- _Task goal_
The data below needs to be returned exactly, line for line.

- _Material provided_
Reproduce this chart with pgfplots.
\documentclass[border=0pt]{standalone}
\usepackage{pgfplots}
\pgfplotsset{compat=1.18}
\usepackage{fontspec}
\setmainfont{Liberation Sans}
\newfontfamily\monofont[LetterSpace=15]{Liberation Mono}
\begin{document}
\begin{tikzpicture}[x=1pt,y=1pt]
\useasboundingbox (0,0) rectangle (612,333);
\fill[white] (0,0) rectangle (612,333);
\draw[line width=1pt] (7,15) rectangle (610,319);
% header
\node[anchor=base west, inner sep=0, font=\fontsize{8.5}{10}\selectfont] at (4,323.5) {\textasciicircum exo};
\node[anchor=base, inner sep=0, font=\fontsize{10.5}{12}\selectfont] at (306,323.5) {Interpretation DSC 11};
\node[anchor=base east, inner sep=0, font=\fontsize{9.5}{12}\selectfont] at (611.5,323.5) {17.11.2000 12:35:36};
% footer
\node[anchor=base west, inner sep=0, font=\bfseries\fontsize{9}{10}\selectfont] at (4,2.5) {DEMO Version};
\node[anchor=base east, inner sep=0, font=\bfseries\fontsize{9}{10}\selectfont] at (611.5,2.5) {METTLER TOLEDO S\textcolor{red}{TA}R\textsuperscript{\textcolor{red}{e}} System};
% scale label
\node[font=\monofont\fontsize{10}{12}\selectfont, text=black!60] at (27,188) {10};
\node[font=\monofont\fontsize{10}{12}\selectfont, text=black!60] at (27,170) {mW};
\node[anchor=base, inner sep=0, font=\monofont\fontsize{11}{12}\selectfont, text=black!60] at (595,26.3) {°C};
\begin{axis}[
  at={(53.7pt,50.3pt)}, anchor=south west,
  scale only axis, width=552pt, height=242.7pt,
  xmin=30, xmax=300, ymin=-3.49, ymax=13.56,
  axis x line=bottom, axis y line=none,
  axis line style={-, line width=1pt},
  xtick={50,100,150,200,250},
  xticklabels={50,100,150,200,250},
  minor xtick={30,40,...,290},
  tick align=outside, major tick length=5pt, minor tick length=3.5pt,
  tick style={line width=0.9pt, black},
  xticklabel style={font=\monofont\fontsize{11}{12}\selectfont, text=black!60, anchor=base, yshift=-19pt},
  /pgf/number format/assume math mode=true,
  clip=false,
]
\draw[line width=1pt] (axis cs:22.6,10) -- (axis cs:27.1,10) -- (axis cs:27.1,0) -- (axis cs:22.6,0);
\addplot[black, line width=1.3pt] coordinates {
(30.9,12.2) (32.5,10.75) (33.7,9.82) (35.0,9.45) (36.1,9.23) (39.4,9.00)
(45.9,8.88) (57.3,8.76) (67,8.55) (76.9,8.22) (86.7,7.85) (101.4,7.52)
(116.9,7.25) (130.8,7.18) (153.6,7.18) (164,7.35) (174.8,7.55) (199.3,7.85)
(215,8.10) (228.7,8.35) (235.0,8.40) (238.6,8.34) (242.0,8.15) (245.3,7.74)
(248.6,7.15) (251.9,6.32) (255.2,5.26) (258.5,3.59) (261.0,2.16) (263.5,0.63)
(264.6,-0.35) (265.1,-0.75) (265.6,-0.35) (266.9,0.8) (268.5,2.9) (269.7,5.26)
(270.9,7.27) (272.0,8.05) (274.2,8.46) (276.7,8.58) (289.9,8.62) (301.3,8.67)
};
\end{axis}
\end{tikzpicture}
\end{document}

- _Answer to this problem_
Reproduce this chart with pgfplots.
\documentclass[border=0pt]{standalone}
\usepackage{pgfplots}
\pgfplotsset{compat=1.18}
\usepackage{fontspec}
\setmainfont{Liberation Sans}
\newfontfamily\monofont[LetterSpace=15]{Liberation Mono}
\begin{document}
\begin{tikzpicture}[x=1pt,y=1pt]
\useasboundingbox (0,0) rectangle (612,333);
\fill[white] (0,0) rectangle (612,333);
\draw[line width=1pt] (7,15) rectangle (610,319);
% header
\node[anchor=base west, inner sep=0, font=\fontsize{8.5}{10}\selectfont] at (4,323.5) {\textasciicircum exo};
\node[anchor=base, inner sep=0, font=\fontsize{10.5}{12}\selectfont] at (306,323.5) {Interpretation DSC 11};
\node[anchor=base east, inner sep=0, font=\fontsize{9.5}{12}\selectfont] at (611.5,323.5) {17.11.2000 12:35:36};
% footer
\node[anchor=base west, inner sep=0, font=\bfseries\fontsize{9}{10}\selectfont] at (4,2.5) {DEMO Version};
\node[anchor=base east, inner sep=0, font=\bfseries\fontsize{9}{10}\selectfont] at (611.5,2.5) {METTLER TOLEDO S\textcolor{red}{TA}R\textsuperscript{\textcolor{red}{e}} System};
% scale label
\node[font=\monofont\fontsize{10}{12}\selectfont, text=black!60] at (27,188) {10};
\node[font=\monofont\fontsize{10}{12}\selectfont, text=black!60] at (27,170) {mW};
\node[anchor=base, inner sep=0, font=\monofont\fontsize{11}{12}\selectfont, text=black!60] at (595,26.3) {°C};
\begin{axis}[
  at={(53.7pt,50.3pt)}, anchor=south west,
  scale only axis, width=552pt, height=242.7pt,
  xmin=30, xmax=300, ymin=-3.49, ymax=13.56,
  axis x line=bottom, axis y line=none,
  axis line style={-, line width=1pt},
  xtick={50,100,150,200,250},
  xticklabels={50,100,150,200,250},
  minor xtick={30,40,...,290},
  tick align=outside, major tick length=5pt, minor tick length=3.5pt,
  tick style={line width=0.9pt, black},
  xticklabel style={font=\monofont\fontsize{11}{12}\selectfont, text=black!60, anchor=base, yshift=-19pt},
  /pgf/number format/assume math mode=true,
  clip=false,
]
\draw[line width=1pt] (axis cs:22.6,10) -- (axis cs:27.1,10) -- (axis cs:27.1,0) -- (axis cs:22.6,0);
\addplot[black, line width=1.3pt] coordinates {
(30.9,12.2) (32.5,10.75) (33.7,9.82) (35.0,9.45) (36.1,9.23) (39.4,9.00)
(45.9,8.88) (57.3,8.76) (67,8.55) (76.9,8.22) (86.7,7.85) (101.4,7.52)
(116.9,7.25) (130.8,7.18) (153.6,7.18) (164,7.35) (174.8,7.55) (199.3,7.85)
(215,8.10) (228.7,8.35) (235.0,8.40) (238.6,8.34) (242.0,8.15) (245.3,7.74)
(248.6,7.15) (251.9,6.32) (255.2,5.26) (258.5,3.59) (261.0,2.16) (263.5,0.63)
(264.6,-0.35) (265.1,-0.75) (265.6,-0.35) (266.9,0.8) (268.5,2.9) (269.7,5.26)
(270.9,7.27) (272.0,8.05) (274.2,8.46) (276.7,8.58) (289.9,8.62) (301.3,8.67)
};
\end{axis}
\end{tikzpicture}
\end{document}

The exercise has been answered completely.